_EXERCISE INSTRUCTIONS_
Print the data that follows exactly.

------------------------------------------------

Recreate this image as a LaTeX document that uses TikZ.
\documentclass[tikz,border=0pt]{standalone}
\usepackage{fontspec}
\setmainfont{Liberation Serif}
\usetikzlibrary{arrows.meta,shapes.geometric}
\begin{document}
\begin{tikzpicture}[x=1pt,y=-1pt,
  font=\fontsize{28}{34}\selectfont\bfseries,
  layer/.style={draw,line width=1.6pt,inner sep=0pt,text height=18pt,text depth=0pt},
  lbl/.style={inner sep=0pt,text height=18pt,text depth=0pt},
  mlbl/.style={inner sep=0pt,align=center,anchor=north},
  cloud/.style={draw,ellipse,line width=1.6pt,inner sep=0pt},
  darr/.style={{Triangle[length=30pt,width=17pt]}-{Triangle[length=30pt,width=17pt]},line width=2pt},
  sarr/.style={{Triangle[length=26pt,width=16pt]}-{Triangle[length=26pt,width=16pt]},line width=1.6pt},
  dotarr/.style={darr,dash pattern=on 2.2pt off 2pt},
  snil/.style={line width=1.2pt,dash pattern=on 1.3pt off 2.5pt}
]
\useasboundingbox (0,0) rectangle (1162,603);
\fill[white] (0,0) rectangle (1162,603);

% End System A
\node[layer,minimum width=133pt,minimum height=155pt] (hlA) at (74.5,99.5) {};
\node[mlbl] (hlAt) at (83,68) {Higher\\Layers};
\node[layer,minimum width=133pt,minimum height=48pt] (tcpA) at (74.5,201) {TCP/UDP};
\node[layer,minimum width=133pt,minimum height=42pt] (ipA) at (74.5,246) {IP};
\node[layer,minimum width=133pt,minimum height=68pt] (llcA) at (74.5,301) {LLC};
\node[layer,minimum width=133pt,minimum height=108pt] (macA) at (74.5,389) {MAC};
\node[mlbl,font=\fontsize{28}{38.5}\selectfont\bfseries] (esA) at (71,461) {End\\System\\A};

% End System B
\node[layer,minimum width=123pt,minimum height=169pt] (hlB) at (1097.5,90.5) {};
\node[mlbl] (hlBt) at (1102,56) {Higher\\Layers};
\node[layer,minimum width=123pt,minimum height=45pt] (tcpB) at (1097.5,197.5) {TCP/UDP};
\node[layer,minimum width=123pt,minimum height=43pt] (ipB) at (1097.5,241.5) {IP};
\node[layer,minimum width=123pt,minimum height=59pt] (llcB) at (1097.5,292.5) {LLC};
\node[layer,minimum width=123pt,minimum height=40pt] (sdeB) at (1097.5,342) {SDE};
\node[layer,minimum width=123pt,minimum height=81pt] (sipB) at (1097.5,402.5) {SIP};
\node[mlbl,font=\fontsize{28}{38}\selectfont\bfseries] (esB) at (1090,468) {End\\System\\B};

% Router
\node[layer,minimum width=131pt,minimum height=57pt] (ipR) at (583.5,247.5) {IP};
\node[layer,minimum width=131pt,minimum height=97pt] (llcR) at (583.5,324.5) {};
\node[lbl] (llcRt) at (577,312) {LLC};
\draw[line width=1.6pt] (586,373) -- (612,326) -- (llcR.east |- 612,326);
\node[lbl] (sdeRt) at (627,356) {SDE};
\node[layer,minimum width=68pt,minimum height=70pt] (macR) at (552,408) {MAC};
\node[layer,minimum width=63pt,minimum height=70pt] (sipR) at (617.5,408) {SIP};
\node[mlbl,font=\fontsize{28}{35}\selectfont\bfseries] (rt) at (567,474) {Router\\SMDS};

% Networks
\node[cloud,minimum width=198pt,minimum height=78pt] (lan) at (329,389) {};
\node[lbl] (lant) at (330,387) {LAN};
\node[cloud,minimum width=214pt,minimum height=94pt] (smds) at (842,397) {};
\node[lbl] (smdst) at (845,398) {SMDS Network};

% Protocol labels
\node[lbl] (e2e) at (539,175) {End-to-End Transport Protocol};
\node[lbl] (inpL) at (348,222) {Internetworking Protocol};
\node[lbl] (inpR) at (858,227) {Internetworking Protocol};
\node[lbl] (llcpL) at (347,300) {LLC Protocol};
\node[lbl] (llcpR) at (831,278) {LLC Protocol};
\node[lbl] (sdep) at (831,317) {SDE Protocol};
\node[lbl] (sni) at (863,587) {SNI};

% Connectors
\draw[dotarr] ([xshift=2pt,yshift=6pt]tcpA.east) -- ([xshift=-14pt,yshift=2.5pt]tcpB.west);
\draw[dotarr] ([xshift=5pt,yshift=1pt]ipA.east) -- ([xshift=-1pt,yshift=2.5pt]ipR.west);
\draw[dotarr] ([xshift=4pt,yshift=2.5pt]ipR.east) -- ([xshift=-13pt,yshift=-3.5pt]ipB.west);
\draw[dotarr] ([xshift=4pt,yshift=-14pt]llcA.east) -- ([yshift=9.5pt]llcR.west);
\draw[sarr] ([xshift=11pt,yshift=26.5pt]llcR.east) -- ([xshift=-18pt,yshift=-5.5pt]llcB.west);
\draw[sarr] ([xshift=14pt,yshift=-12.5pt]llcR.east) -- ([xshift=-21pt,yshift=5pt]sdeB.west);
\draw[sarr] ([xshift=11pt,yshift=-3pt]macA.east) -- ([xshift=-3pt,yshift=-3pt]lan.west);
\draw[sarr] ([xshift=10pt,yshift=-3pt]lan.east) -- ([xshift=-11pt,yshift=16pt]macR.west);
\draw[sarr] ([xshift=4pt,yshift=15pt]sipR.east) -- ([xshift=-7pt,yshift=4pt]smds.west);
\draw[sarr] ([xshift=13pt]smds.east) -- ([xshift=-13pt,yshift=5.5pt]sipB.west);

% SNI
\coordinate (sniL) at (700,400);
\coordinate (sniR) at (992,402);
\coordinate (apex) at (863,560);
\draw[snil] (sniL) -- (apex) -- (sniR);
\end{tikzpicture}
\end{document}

------------------------------------------------

_WRITTEN SOLUTION_
Recreate this image as a LaTeX document that uses TikZ.
\documentclass[tikz,border=0pt]{standalone}
\usepackage{fontspec}
\setmainfont{Liberation Serif}
\usetikzlibrary{arrows.meta,shapes.geometric}
\begin{document}
\begin{tikzpicture}[x=1pt,y=-1pt,
  font=\fontsize{28}{34}\selectfont\bfseries,
  layer/.style={draw,line width=1.6pt,inner sep=0pt,text height=18pt,text depth=0pt},
  lbl/.style={inner sep=0pt,text height=18pt,text depth=0pt},
  mlbl/.style={inner sep=0pt,align=center,anchor=north},
  cloud/.style={draw,ellipse,line width=1.6pt,inner sep=0pt},
  darr/.style={{Triangle[length=30pt,width=17pt]}-{Triangle[length=30pt,width=17pt]},line width=2pt},
  sarr/.style={{Triangle[length=26pt,width=16pt]}-{Triangle[length=26pt,width=16pt]},line width=1.6pt},
  dotarr/.style={darr,dash pattern=on 2.2pt off 2pt},
  snil/.style={line width=1.2pt,dash pattern=on 1.3pt off 2.5pt}
]
\useasboundingbox (0,0) rectangle (1162,603);
\fill[white] (0,0) rectangle (1162,603);

% End System A
\node[layer,minimum width=133pt,minimum height=155pt] (hlA) at (74.5,99.5) {};
\node[mlbl] (hlAt) at (83,68) {Higher\\Layers};
\node[layer,minimum width=133pt,minimum height=48pt] (tcpA) at (74.5,201) {TCP/UDP};
\node[layer,minimum width=133pt,minimum height=42pt] (ipA) at (74.5,246) {IP};
\node[layer,minimum width=133pt,minimum height=68pt] (llcA) at (74.5,301) {LLC};
\node[layer,minimum width=133pt,minimum height=108pt] (macA) at (74.5,389) {MAC};
\node[mlbl,font=\fontsize{28}{38.5}\selectfont\bfseries] (esA) at (71,461) {End\\System\\A};

% End System B
\node[layer,minimum width=123pt,minimum height=169pt] (hlB) at (1097.5,90.5) {};
\node[mlbl] (hlBt) at (1102,56) {Higher\\Layers};
\node[layer,minimum width=123pt,minimum height=45pt] (tcpB) at (1097.5,197.5) {TCP/UDP};
\node[layer,minimum width=123pt,minimum height=43pt] (ipB) at (1097.5,241.5) {IP};
\node[layer,minimum width=123pt,minimum height=59pt] (llcB) at (1097.5,292.5) {LLC};
\node[layer,minimum width=123pt,minimum height=40pt] (sdeB) at (1097.5,342) {SDE};
\node[layer,minimum width=123pt,minimum height=81pt] (sipB) at (1097.5,402.5) {SIP};
\node[mlbl,font=\fontsize{28}{38}\selectfont\bfseries] (esB) at (1090,468) {End\\System\\B};

% Router
\node[layer,minimum width=131pt,minimum height=57pt] (ipR) at (583.5,247.5) {IP};
\node[layer,minimum width=131pt,minimum height=97pt] (llcR) at (583.5,324.5) {};
\node[lbl] (llcRt) at (577,312) {LLC};
\draw[line width=1.6pt] (586,373) -- (612,326) -- (llcR.east |- 612,326);
\node[lbl] (sdeRt) at (627,356) {SDE};
\node[layer,minimum width=68pt,minimum height=70pt] (macR) at (552,408) {MAC};
\node[layer,minimum width=63pt,minimum height=70pt] (sipR) at (617.5,408) {SIP};
\node[mlbl,font=\fontsize{28}{35}\selectfont\bfseries] (rt) at (567,474) {Router\\SMDS};

% Networks
\node[cloud,minimum width=198pt,minimum height=78pt] (lan) at (329,389) {};
\node[lbl] (lant) at (330,387) {LAN};
\node[cloud,minimum width=214pt,minimum height=94pt] (smds) at (842,397) {};
\node[lbl] (smdst) at (845,398) {SMDS Network};

% Protocol labels
\node[lbl] (e2e) at (539,175) {End-to-End Transport Protocol};
\node[lbl] (inpL) at (348,222) {Internetworking Protocol};
\node[lbl] (inpR) at (858,227) {Internetworking Protocol};
\node[lbl] (llcpL) at (347,300) {LLC Protocol};
\node[lbl] (llcpR) at (831,278) {LLC Protocol};
\node[lbl] (sdep) at (831,317) {SDE Protocol};
\node[lbl] (sni) at (863,587) {SNI};

% Connectors
\draw[dotarr] ([xshift=2pt,yshift=6pt]tcpA.east) -- ([xshift=-14pt,yshift=2.5pt]tcpB.west);
\draw[dotarr] ([xshift=5pt,yshift=1pt]ipA.east) -- ([xshift=-1pt,yshift=2.5pt]ipR.west);
\draw[dotarr] ([xshift=4pt,yshift=2.5pt]ipR.east) -- ([xshift=-13pt,yshift=-3.5pt]ipB.west);
\draw[dotarr] ([xshift=4pt,yshift=-14pt]llcA.east) -- ([yshift=9.5pt]llcR.west);
\draw[sarr] ([xshift=11pt,yshift=26.5pt]llcR.east) -- ([xshift=-18pt,yshift=-5.5pt]llcB.west);
\draw[sarr] ([xshift=14pt,yshift=-12.5pt]llcR.east) -- ([xshift=-21pt,yshift=5pt]sdeB.west);
\draw[sarr] ([xshift=11pt,yshift=-3pt]macA.east) -- ([xshift=-3pt,yshift=-3pt]lan.west);
\draw[sarr] ([xshift=10pt,yshift=-3pt]lan.east) -- ([xshift=-11pt,yshift=16pt]macR.west);
\draw[sarr] ([xshift=4pt,yshift=15pt]sipR.east) -- ([xshift=-7pt,yshift=4pt]smds.west);
\draw[sarr] ([xshift=13pt]smds.east) -- ([xshift=-13pt,yshift=5.5pt]sipB.west);

% SNI
\coordinate (sniL) at (700,400);
\coordinate (sniR) at (992,402);
\coordinate (apex) at (863,560);
\draw[snil] (sniL) -- (apex) -- (sniR);
\end{tikzpicture}
\end{document}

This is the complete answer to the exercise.